Work instructions:
Copy the records that follow exactly as written, but not their pictures.

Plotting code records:
|---|

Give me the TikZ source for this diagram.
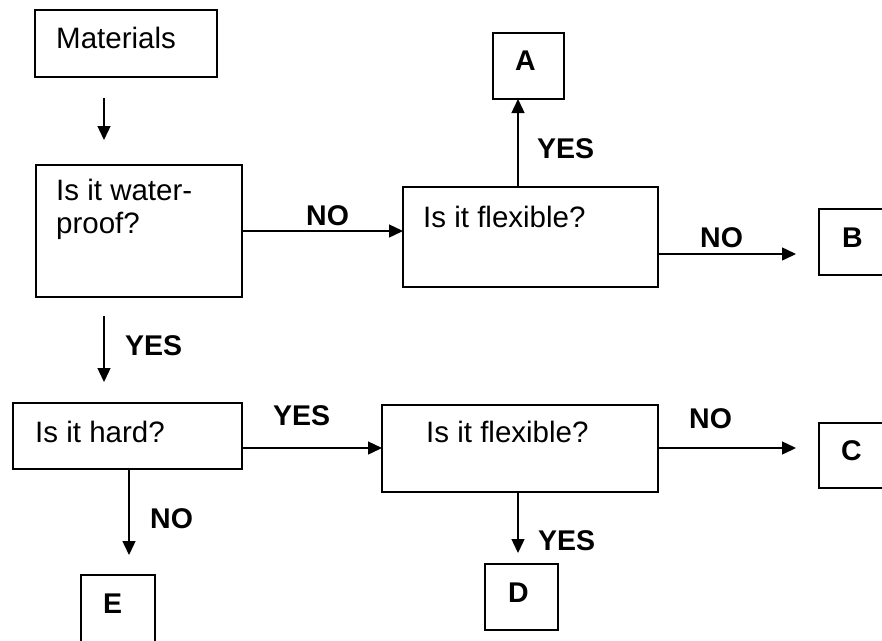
\documentclass[tikz,border=0pt]{standalone}
\usepackage{fontspec}
\setmainfont{Liberation Sans}
\usetikzlibrary{arrows.meta}
\begin{document}
\begin{tikzpicture}[x=1pt,y=-1pt,
  box/.style={draw, line width=1.8pt, inner sep=0pt, outer sep=0pt, anchor=north west},
  txt/.style={anchor=base west, inner sep=0pt, font=\fontsize{29.5}{33}\selectfont},
  lbl/.style={anchor=base west, inner sep=0pt, font=\fontsize{28.5}{33}\selectfont\bfseries},
  arr/.style={line width=1.4pt, -{Triangle[length=14pt,width=13pt]}}]
\clip (0,0) rectangle (882,640);
\fill[white] (0,0) rectangle (882,640);
% boxes
\node[box, minimum width=182pt, minimum height=67pt] (mat) at (35,10) {};
\node[box, minimum width=206pt, minimum height=132pt] (wp) at (36,165) {};
\node[box, minimum width=255pt, minimum height=100pt] (flexa) at (403,187) {};
\node[box, minimum width=71pt, minimum height=66pt] (A) at (493,33) {};
\node[box, minimum width=100pt, minimum height=66pt] (B) at (819,209) {};
\node[box, minimum width=229pt, minimum height=66pt] (hard) at (13,403) {};
\node[box, minimum width=276pt, minimum height=87pt] (flexb) at (382,405) {};
\node[box, minimum width=100pt, minimum height=65pt] (C) at (819,423) {};
\node[box, minimum width=73pt, minimum height=66pt] (D) at (485,564) {};
\node[box, minimum width=74pt, minimum height=100pt] (E) at (81,575) {};
% texts
\node[txt] (tmat) at (56,48) {Materials};
\node[txt, anchor=north west, align=left] (twp) at (56,179) {Is it water-\\proof?};
\node[txt] (tfa) at (423,227) {Is it flexible?};
\node[txt] (thard) at (35,442) {Is it hard?};
\node[txt] (tfb) at (426,442) {Is it flexible?};
\node[lbl] (tA) at (515,70) {A};
\node[lbl] (tB) at (842,247) {B};
\node[lbl] (tC) at (841,460) {C};
\node[lbl] (tD) at (508,602) {D};
\node[lbl] (tE) at (103,613) {E};
% connector labels
\node[lbl] (l1) at (306,225) {NO};
\node[lbl] (l2) at (537,158) {YES};
\node[lbl] (l3) at (700,247) {NO};
\node[lbl] (l4) at (125,355) {YES};
\node[lbl] (l5) at (273,425) {YES};
\node[lbl] (l6) at (689,428) {NO};
\node[lbl] (l7) at (150,528) {NO};
\node[lbl] (l8) at (538,550) {YES};
% free ends
\coordinate (m1) at (104,98);
\coordinate (m2) at (104,140);
\coordinate (w1) at (104,316);
\coordinate (w2) at (104,382);
\coordinate (fa) at (518,187);
\coordinate (bend) at (796,254);
\coordinate (cend) at (796,448);
\coordinate (he) at (129,555);
\coordinate (fd) at (518,553);
% connectors
\draw[arr] (m1) -- (m2);
\draw[arr] (wp.east) -- (wp.east -| flexa.west);
\draw[arr] (fa) -- (fa |- A.south);
\draw[arr] (bend -| flexa.east) -- (bend);
\draw[arr] (w1) -- (w2);
\draw[arr] (cend -| hard.east) -- (cend -| flexb.west);
\draw[arr] (cend -| flexb.east) -- (cend);
\draw[arr] (he |- hard.south) -- (he);
\draw[arr] (fd |- flexb.south) -- (fd);
\end{tikzpicture}
\end{document}
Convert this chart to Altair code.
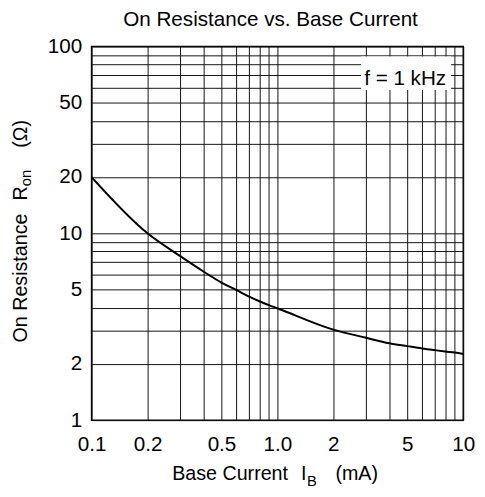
import altair as alt
import pandas as pd

# ---- data ----
current_ma = [0.1, 0.2, 0.3, 0.4, 0.5, 0.6, 0.7, 0.8, 0.9, 1.0, 2, 3, 4, 5, 6, 7, 8, 9, 10]
resistance = [20.0, 10.0, 7.55, 6.25, 5.45, 4.98, 4.6, 4.33, 4.13, 3.97, 3.05, 2.76, 2.58, 2.49, 2.42, 2.37, 2.33, 2.30, 2.26]

x_grid = [0.1, 0.2, 0.3, 0.4, 0.5, 0.6, 0.7, 0.8, 0.9, 1, 2, 3, 4, 5, 6, 7, 8, 9, 10]
y_grid = [1, 2, 3, 4, 5, 6, 7, 8, 9, 10, 20, 30, 40, 50, 60, 70, 80, 90, 100]
x_label_values = [0.1, 0.2, 0.5, 1, 2, 5, 10]
x_label_texts = ["0.1", "0.2", "0.5", "1.0", "2", "5", "10"]
y_label_values = [1, 2, 5, 10, 20, 50, 100]
y_label_texts = ["1", "2", "5", "10", "20", "50", "100"]

title_text = "On Resistance vs. Base Current"
note_text = "f = 1 kHz"

FONT = "Liberation Sans"
W, H = 378, 380


def label_expr(values, texts):
    expr = "''"
    for v, t in zip(reversed(values), reversed(texts)):
        expr = f"datum.value == {v} ? '{t}' : ({expr})"
    return expr


df = pd.DataFrame({"I": current_ma, "R": resistance})

xscale = alt.Scale(type="log", domain=[0.1, 10], nice=False)
yscale = alt.Scale(type="log", domain=[1, 100], nice=False)

xaxis = alt.Axis(
    values=x_grid, labelExpr=label_expr(x_label_values, x_label_texts), title=None,
    grid=True, gridColor="#111", gridWidth=1, gridOpacity=1, ticks=False, tickSize=0,
    domain=False, labelFont=FONT, labelFontSize=21, labelColor="#000",
    labelPadding=14, labelFlush=False, labelOverlap=False,
)
yaxis = alt.Axis(
    values=y_grid, labelExpr=label_expr(y_label_values, y_label_texts), title=None,
    grid=True, gridColor="#111", gridWidth=1, gridOpacity=1, ticks=False, tickSize=0,
    domain=False, labelFont=FONT, labelFontSize=21, labelColor="#000",
    labelPadding=10, labelFlush=False, labelOverlap=False,
)

curve = alt.Chart(df).mark_line(color="#000", strokeWidth=2, interpolate="monotone", clip=True).encode(
    x=alt.X("I:Q", scale=xscale, axis=xaxis),
    y=alt.Y("R:Q", scale=yscale, axis=yaxis),
)

# white box behind the note
box_df = pd.DataFrame({"x1": [2.82], "x2": [8.6], "y1": [58.5], "y2": [88.5]})
box = alt.Chart(box_df).mark_rect(color="white").encode(
    x=alt.X("x1:Q", scale=xscale), x2="x2:Q",
    y=alt.Y("y1:Q", scale=yscale), y2="y2:Q",
)

note_df = pd.DataFrame({"x": [4.87], "y": [62.6], "t": [note_text]})
note = alt.Chart(note_df).mark_text(font=FONT, fontSize=21, color="#000", align="center", baseline="alphabetic").encode(
    x=alt.X("x:Q", scale=xscale), y=alt.Y("y:Q", scale=yscale), text="t:N"
)


def txt(s, x, y, size=20, angle=0, align="left"):
    kw = dict(font=FONT, fontSize=size, color="#000", align=align, baseline="alphabetic")
    if angle:
        kw["angle"] = angle
    return alt.Chart(pd.DataFrame({"t": [s]})).mark_text(**kw).encode(
        x=alt.value(x), y=alt.value(y), text="t:N"
    )


texts = [
    txt(title_text, 182, -20.5, size=21, align="center"),
    # x title
    txt("Base Current", 82, 441),
    txt("I", 213, 441),
    txt("B", 219, 447, size=15),
    txt("(mA)", 248, 441),
    # y title
    txt("On Resistance", -65.5, 301, angle=270),
    txt("R", -65.5, 156.5, angle=270),
    txt("on", -61.5, 142, size=15, angle=270),
    txt("(Ω)", -65.5, 103, angle=270),
]

chart = alt.layer(curve, box, note, *texts).properties(
    width=W, height=H,
    autosize=alt.AutoSizeParams(type="none"),
    padding={"left": 85, "top": 35, "right": 14, "bottom": 74},
    background="white",
).configure_view(stroke="#000", strokeWidth=1.5)

chart.save("out.html", embed_options={"renderer": "svg", "actions": False})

|---|

Reply:
Give me the TikZ source for this diagram.
\documentclass[tikz,border=0pt]{standalone}
\usepackage{fontspec}
\setmainfont{Liberation Sans}
\usetikzlibrary{arrows.meta}
\begin{document}
\begin{tikzpicture}[x=1pt,y=-1pt,
  box/.style={draw, line width=1.8pt, inner sep=0pt, outer sep=0pt, anchor=north west},
  txt/.style={anchor=base west, inner sep=0pt, font=\fontsize{29.5}{33}\selectfont},
  lbl/.style={anchor=base west, inner sep=0pt, font=\fontsize{28.5}{33}\selectfont\bfseries},
  arr/.style={line width=1.4pt, -{Triangle[length=14pt,width=13pt]}}]
\clip (0,0) rectangle (882,640);
\fill[white] (0,0) rectangle (882,640);
% boxes
\node[box, minimum width=182pt, minimum height=67pt] (mat) at (35,10) {};
\node[box, minimum width=206pt, minimum height=132pt] (wp) at (36,165) {};
\node[box, minimum width=255pt, minimum height=100pt] (flexa) at (403,187) {};
\node[box, minimum width=71pt, minimum height=66pt] (A) at (493,33) {};
\node[box, minimum width=100pt, minimum height=66pt] (B) at (819,209) {};
\node[box, minimum width=229pt, minimum height=66pt] (hard) at (13,403) {};
\node[box, minimum width=276pt, minimum height=87pt] (flexb) at (382,405) {};
\node[box, minimum width=100pt, minimum height=65pt] (C) at (819,423) {};
\node[box, minimum width=73pt, minimum height=66pt] (D) at (485,564) {};
\node[box, minimum width=74pt, minimum height=100pt] (E) at (81,575) {};
% texts
\node[txt] (tmat) at (56,48) {Materials};
\node[txt, anchor=north west, align=left] (twp) at (56,179) {Is it water-\\proof?};
\node[txt] (tfa) at (423,227) {Is it flexible?};
\node[txt] (thard) at (35,442) {Is it hard?};
\node[txt] (tfb) at (426,442) {Is it flexible?};
\node[lbl] (tA) at (515,70) {A};
\node[lbl] (tB) at (842,247) {B};
\node[lbl] (tC) at (841,460) {C};
\node[lbl] (tD) at (508,602) {D};
\node[lbl] (tE) at (103,613) {E};
% connector labels
\node[lbl] (l1) at (306,225) {NO};
\node[lbl] (l2) at (537,158) {YES};
\node[lbl] (l3) at (700,247) {NO};
\node[lbl] (l4) at (125,355) {YES};
\node[lbl] (l5) at (273,425) {YES};
\node[lbl] (l6) at (689,428) {NO};
\node[lbl] (l7) at (150,528) {NO};
\node[lbl] (l8) at (538,550) {YES};
% free ends
\coordinate (m1) at (104,98);
\coordinate (m2) at (104,140);
\coordinate (w1) at (104,316);
\coordinate (w2) at (104,382);
\coordinate (fa) at (518,187);
\coordinate (bend) at (796,254);
\coordinate (cend) at (796,448);
\coordinate (he) at (129,555);
\coordinate (fd) at (518,553);
% connectors
\draw[arr] (m1) -- (m2);
\draw[arr] (wp.east) -- (wp.east -| flexa.west);
\draw[arr] (fa) -- (fa |- A.south);
\draw[arr] (bend -| flexa.east) -- (bend);
\draw[arr] (w1) -- (w2);
\draw[arr] (cend -| hard.east) -- (cend -| flexb.west);
\draw[arr] (cend -| flexb.east) -- (cend);
\draw[arr] (he |- hard.south) -- (he);
\draw[arr] (fd |- flexb.south) -- (fd);
\end{tikzpicture}
\end{document}
Convert this chart to Altair code.
import altair as alt
import pandas as pd

# ---- data ----
current_ma = [0.1, 0.2, 0.3, 0.4, 0.5, 0.6, 0.7, 0.8, 0.9, 1.0, 2, 3, 4, 5, 6, 7, 8, 9, 10]
resistance = [20.0, 10.0, 7.55, 6.25, 5.45, 4.98, 4.6, 4.33, 4.13, 3.97, 3.05, 2.76, 2.58, 2.49, 2.42, 2.37, 2.33, 2.30, 2.26]

x_grid = [0.1, 0.2, 0.3, 0.4, 0.5, 0.6, 0.7, 0.8, 0.9, 1, 2, 3, 4, 5, 6, 7, 8, 9, 10]
y_grid = [1, 2, 3, 4, 5, 6, 7, 8, 9, 10, 20, 30, 40, 50, 60, 70, 80, 90, 100]
x_label_values = [0.1, 0.2, 0.5, 1, 2, 5, 10]
x_label_texts = ["0.1", "0.2", "0.5", "1.0", "2", "5", "10"]
y_label_values = [1, 2, 5, 10, 20, 50, 100]
y_label_texts = ["1", "2", "5", "10", "20", "50", "100"]

title_text = "On Resistance vs. Base Current"
note_text = "f = 1 kHz"

FONT = "Liberation Sans"
W, H = 378, 380


def label_expr(values, texts):
    expr = "''"
    for v, t in zip(reversed(values), reversed(texts)):
        expr = f"datum.value == {v} ? '{t}' : ({expr})"
    return expr


df = pd.DataFrame({"I": current_ma, "R": resistance})

xscale = alt.Scale(type="log", domain=[0.1, 10], nice=False)
yscale = alt.Scale(type="log", domain=[1, 100], nice=False)

xaxis = alt.Axis(
    values=x_grid, labelExpr=label_expr(x_label_values, x_label_texts), title=None,
    grid=True, gridColor="#111", gridWidth=1, gridOpacity=1, ticks=False, tickSize=0,
    domain=False, labelFont=FONT, labelFontSize=21, labelColor="#000",
    labelPadding=14, labelFlush=False, labelOverlap=False,
)
yaxis = alt.Axis(
    values=y_grid, labelExpr=label_expr(y_label_values, y_label_texts), title=None,
    grid=True, gridColor="#111", gridWidth=1, gridOpacity=1, ticks=False, tickSize=0,
    domain=False, labelFont=FONT, labelFontSize=21, labelColor="#000",
    labelPadding=10, labelFlush=False, labelOverlap=False,
)

curve = alt.Chart(df).mark_line(color="#000", strokeWidth=2, interpolate="monotone", clip=True).encode(
    x=alt.X("I:Q", scale=xscale, axis=xaxis),
    y=alt.Y("R:Q", scale=yscale, axis=yaxis),
)

# white box behind the note
box_df = pd.DataFrame({"x1": [2.82], "x2": [8.6], "y1": [58.5], "y2": [88.5]})
box = alt.Chart(box_df).mark_rect(color="white").encode(
    x=alt.X("x1:Q", scale=xscale), x2="x2:Q",
    y=alt.Y("y1:Q", scale=yscale), y2="y2:Q",
)

note_df = pd.DataFrame({"x": [4.87], "y": [62.6], "t": [note_text]})
note = alt.Chart(note_df).mark_text(font=FONT, fontSize=21, color="#000", align="center", baseline="alphabetic").encode(
    x=alt.X("x:Q", scale=xscale), y=alt.Y("y:Q", scale=yscale), text="t:N"
)


def txt(s, x, y, size=20, angle=0, align="left"):
    kw = dict(font=FONT, fontSize=size, color="#000", align=align, baseline="alphabetic")
    if angle:
        kw["angle"] = angle
    return alt.Chart(pd.DataFrame({"t": [s]})).mark_text(**kw).encode(
        x=alt.value(x), y=alt.value(y), text="t:N"
    )


texts = [
    txt(title_text, 182, -20.5, size=21, align="center"),
    # x title
    txt("Base Current", 82, 441),
    txt("I", 213, 441),
    txt("B", 219, 447, size=15),
    txt("(mA)", 248, 441),
    # y title
    txt("On Resistance", -65.5, 301, angle=270),
    txt("R", -65.5, 156.5, angle=270),
    txt("on", -61.5, 142, size=15, angle=270),
    txt("(Ω)", -65.5, 103, angle=270),
]

chart = alt.layer(curve, box, note, *texts).properties(
    width=W, height=H,
    autosize=alt.AutoSizeParams(type="none"),
    padding={"left": 85, "top": 35, "right": 14, "bottom": 74},
    background="white",
).configure_view(stroke="#000", strokeWidth=1.5)

chart.save("out.html", embed_options={"renderer": "svg", "actions": False})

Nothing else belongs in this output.